Go through the material below and copy each line where the word "page" appears.

--- RECORD SET ---

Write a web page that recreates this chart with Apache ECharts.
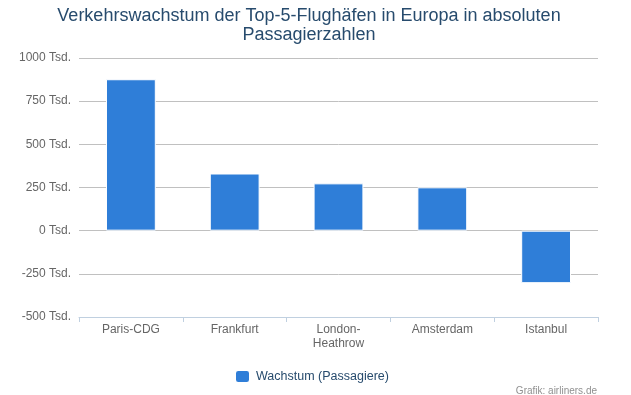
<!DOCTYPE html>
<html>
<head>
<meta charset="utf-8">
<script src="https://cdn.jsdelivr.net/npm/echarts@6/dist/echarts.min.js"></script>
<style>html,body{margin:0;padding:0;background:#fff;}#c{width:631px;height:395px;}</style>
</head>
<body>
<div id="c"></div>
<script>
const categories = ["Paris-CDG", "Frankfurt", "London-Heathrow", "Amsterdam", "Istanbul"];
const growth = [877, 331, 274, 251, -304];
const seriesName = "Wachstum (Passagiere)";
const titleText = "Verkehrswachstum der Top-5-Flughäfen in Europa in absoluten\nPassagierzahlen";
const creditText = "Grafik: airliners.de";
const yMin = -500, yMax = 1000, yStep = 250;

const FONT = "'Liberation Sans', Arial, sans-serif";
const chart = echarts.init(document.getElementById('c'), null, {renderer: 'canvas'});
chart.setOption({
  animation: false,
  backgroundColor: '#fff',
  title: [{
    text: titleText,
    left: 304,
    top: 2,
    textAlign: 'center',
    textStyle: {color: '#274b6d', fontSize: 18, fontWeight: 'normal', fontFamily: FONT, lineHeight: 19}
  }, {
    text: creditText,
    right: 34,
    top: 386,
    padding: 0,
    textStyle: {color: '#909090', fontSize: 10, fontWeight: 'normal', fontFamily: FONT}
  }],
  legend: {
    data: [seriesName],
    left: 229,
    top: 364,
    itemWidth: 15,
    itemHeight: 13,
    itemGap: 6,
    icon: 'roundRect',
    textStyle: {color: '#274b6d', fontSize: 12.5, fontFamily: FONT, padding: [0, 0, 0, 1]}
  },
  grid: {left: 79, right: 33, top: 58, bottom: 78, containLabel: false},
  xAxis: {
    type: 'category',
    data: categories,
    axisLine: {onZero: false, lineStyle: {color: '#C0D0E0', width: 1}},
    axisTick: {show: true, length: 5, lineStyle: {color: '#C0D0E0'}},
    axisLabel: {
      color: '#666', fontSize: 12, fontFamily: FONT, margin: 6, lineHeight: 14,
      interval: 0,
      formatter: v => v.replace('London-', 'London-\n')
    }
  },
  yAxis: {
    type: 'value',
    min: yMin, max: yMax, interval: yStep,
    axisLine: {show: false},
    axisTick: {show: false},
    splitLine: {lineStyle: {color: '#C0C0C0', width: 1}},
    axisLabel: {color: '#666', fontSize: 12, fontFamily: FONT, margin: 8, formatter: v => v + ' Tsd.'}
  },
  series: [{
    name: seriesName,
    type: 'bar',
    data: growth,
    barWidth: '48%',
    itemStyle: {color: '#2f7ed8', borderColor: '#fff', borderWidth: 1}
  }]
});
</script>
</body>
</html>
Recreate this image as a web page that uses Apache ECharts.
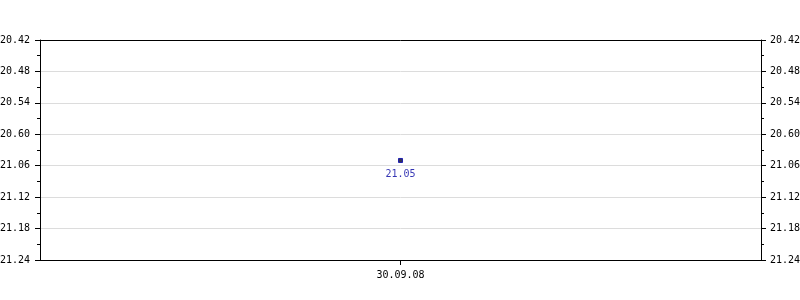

---

SOLUTION
Write a web page that recreates this chart with Apache ECharts.
Recreate this image as a web page that uses Apache ECharts.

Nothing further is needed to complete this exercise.